> **Stated goal**:
Could you write out the opening lines of the data, word for word, stopping after the line that contains "270, 300, 330];"?
━━━━━━━━━━━━━━━━
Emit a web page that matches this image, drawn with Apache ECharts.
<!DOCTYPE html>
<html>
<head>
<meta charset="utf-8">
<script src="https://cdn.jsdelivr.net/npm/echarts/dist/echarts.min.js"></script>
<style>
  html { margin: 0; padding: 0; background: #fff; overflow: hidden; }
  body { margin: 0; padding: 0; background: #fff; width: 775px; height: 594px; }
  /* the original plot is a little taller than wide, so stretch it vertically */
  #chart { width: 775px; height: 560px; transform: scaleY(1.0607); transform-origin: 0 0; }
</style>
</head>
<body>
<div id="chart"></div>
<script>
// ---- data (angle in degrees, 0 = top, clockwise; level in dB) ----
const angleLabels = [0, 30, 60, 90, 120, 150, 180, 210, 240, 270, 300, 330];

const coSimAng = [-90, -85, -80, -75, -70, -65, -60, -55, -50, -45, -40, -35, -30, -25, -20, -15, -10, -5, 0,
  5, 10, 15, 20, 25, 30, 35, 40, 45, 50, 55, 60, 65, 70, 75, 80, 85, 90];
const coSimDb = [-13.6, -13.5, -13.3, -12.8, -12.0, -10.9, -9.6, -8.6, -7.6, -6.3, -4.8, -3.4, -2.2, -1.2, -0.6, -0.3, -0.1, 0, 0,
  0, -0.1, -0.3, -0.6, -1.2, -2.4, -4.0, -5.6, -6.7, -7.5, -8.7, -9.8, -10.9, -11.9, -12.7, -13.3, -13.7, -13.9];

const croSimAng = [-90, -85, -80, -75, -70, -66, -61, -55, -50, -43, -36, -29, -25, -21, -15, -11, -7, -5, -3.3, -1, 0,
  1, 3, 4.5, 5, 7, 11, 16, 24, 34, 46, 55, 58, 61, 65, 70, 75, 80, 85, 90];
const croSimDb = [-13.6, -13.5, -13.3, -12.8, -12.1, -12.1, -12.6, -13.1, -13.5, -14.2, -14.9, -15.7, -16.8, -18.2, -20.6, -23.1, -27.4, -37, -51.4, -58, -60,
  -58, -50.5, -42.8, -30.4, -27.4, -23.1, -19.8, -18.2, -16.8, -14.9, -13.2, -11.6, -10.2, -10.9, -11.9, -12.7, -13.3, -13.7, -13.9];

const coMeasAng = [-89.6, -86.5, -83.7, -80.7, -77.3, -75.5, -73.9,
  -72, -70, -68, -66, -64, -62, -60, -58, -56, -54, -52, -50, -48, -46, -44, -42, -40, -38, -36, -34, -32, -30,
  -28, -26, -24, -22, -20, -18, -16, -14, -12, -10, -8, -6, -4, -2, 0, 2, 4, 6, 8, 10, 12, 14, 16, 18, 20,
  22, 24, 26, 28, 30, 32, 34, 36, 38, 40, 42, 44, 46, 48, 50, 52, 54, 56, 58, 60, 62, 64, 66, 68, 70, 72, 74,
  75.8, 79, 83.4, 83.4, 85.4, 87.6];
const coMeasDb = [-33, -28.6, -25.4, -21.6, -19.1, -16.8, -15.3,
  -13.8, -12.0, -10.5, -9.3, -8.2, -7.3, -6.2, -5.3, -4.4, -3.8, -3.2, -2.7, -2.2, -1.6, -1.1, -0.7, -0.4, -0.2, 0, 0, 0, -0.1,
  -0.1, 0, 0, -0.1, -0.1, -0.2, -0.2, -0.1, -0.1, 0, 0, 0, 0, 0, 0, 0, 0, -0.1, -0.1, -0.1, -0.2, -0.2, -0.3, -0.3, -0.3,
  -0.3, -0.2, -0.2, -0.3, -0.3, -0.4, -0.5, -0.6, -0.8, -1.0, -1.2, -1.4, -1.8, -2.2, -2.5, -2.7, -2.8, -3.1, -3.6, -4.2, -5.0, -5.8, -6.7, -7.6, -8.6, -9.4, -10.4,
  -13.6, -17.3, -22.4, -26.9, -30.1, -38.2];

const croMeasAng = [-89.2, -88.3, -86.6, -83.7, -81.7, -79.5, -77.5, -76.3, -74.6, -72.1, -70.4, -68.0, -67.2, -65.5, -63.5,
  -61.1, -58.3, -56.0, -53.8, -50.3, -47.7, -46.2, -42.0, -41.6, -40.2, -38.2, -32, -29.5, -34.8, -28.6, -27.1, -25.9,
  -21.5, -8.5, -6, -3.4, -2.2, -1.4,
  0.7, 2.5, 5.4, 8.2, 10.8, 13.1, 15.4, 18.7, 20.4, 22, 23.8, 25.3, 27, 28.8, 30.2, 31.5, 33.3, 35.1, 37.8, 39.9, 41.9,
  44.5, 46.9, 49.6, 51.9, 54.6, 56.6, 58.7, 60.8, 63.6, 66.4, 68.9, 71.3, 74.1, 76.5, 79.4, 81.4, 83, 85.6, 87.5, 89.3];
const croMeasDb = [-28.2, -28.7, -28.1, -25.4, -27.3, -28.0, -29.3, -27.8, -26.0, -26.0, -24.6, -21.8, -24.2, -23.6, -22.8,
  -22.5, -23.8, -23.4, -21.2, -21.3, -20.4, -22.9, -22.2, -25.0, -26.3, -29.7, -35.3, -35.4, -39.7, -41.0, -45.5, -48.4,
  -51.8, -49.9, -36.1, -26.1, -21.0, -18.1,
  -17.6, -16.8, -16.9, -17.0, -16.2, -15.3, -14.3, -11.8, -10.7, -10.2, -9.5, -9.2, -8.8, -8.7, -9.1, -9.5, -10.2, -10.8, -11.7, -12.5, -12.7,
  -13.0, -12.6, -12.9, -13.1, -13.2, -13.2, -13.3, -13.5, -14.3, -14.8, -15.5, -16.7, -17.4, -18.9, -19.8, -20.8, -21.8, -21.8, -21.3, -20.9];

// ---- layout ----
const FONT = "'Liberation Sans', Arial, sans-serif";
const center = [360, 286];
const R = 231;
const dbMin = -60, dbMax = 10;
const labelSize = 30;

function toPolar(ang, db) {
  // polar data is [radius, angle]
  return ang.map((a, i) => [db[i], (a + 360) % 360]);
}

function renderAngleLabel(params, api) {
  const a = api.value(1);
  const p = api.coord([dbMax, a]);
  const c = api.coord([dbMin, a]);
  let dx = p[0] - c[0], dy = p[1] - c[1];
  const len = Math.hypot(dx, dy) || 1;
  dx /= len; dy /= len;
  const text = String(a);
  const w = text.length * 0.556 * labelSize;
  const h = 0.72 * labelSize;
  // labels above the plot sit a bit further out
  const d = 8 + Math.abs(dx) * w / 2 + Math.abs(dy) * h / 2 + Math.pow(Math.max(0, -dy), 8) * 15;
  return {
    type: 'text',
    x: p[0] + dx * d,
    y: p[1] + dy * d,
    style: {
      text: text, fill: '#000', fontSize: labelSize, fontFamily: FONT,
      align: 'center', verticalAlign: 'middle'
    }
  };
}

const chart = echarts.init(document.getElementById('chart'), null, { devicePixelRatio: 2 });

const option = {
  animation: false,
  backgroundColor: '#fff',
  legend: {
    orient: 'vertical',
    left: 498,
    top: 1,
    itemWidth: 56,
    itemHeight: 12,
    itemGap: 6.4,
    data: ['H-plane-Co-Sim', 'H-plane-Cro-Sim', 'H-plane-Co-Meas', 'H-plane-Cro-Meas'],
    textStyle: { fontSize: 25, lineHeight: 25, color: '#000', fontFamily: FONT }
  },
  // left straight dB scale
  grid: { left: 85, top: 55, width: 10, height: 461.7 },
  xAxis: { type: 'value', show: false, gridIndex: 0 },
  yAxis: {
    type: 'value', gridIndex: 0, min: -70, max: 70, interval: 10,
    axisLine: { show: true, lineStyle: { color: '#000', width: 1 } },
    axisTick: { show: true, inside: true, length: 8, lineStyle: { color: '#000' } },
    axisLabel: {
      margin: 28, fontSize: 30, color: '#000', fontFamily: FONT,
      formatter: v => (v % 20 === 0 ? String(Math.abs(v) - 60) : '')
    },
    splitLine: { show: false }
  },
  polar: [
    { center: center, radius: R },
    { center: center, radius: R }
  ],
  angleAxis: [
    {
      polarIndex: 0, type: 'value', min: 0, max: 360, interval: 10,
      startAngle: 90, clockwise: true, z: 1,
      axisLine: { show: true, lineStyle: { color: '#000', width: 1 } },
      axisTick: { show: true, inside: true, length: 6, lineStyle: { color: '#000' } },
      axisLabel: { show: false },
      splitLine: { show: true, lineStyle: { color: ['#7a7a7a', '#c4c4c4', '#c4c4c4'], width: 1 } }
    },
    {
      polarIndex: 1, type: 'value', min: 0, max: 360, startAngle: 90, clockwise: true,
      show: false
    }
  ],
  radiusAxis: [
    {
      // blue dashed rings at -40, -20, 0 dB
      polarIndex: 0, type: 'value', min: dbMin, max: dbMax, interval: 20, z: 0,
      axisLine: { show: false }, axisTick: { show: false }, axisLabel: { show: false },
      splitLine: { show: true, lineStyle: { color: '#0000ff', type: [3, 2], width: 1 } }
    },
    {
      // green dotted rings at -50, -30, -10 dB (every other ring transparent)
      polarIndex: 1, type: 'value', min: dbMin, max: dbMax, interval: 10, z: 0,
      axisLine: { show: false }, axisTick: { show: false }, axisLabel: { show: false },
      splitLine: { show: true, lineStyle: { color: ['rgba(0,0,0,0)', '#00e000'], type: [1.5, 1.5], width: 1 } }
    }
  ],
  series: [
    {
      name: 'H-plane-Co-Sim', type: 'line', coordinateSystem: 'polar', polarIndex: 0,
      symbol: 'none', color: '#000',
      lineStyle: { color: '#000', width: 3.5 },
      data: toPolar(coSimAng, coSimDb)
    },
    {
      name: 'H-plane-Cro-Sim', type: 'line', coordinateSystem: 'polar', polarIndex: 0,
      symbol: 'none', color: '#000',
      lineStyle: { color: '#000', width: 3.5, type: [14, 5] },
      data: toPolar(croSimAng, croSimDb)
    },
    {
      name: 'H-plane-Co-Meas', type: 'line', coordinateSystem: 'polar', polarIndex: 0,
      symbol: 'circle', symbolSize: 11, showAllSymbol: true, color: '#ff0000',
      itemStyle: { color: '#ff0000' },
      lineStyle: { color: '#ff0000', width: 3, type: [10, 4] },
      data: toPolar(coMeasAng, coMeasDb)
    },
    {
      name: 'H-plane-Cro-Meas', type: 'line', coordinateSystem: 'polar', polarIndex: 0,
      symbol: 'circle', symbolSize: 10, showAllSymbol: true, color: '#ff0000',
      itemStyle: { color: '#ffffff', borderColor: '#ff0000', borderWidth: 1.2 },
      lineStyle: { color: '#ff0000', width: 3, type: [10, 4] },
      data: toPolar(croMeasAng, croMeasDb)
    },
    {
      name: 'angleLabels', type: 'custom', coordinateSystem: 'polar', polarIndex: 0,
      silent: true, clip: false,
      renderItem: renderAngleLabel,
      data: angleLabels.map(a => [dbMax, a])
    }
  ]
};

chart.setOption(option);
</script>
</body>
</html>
━━━━━━━━━━━━━━━━
> **Answer below**:
Emit a web page that matches this image, drawn with Apache ECharts.
<!DOCTYPE html>
<html>
<head>
<meta charset="utf-8">
<script src="https://cdn.jsdelivr.net/npm/echarts/dist/echarts.min.js"></script>
<style>
  html { margin: 0; padding: 0; background: #fff; overflow: hidden; }
  body { margin: 0; padding: 0; background: #fff; width: 775px; height: 594px; }
  /* the original plot is a little taller than wide, so stretch it vertically */
  #chart { width: 775px; height: 560px; transform: scaleY(1.0607); transform-origin: 0 0; }
</style>
</head>
<body>
<div id="chart"></div>
<script>
// ---- data (angle in degrees, 0 = top, clockwise; level in dB) ----
const angleLabels = [0, 30, 60, 90, 120, 150, 180, 210, 240, 270, 300, 330];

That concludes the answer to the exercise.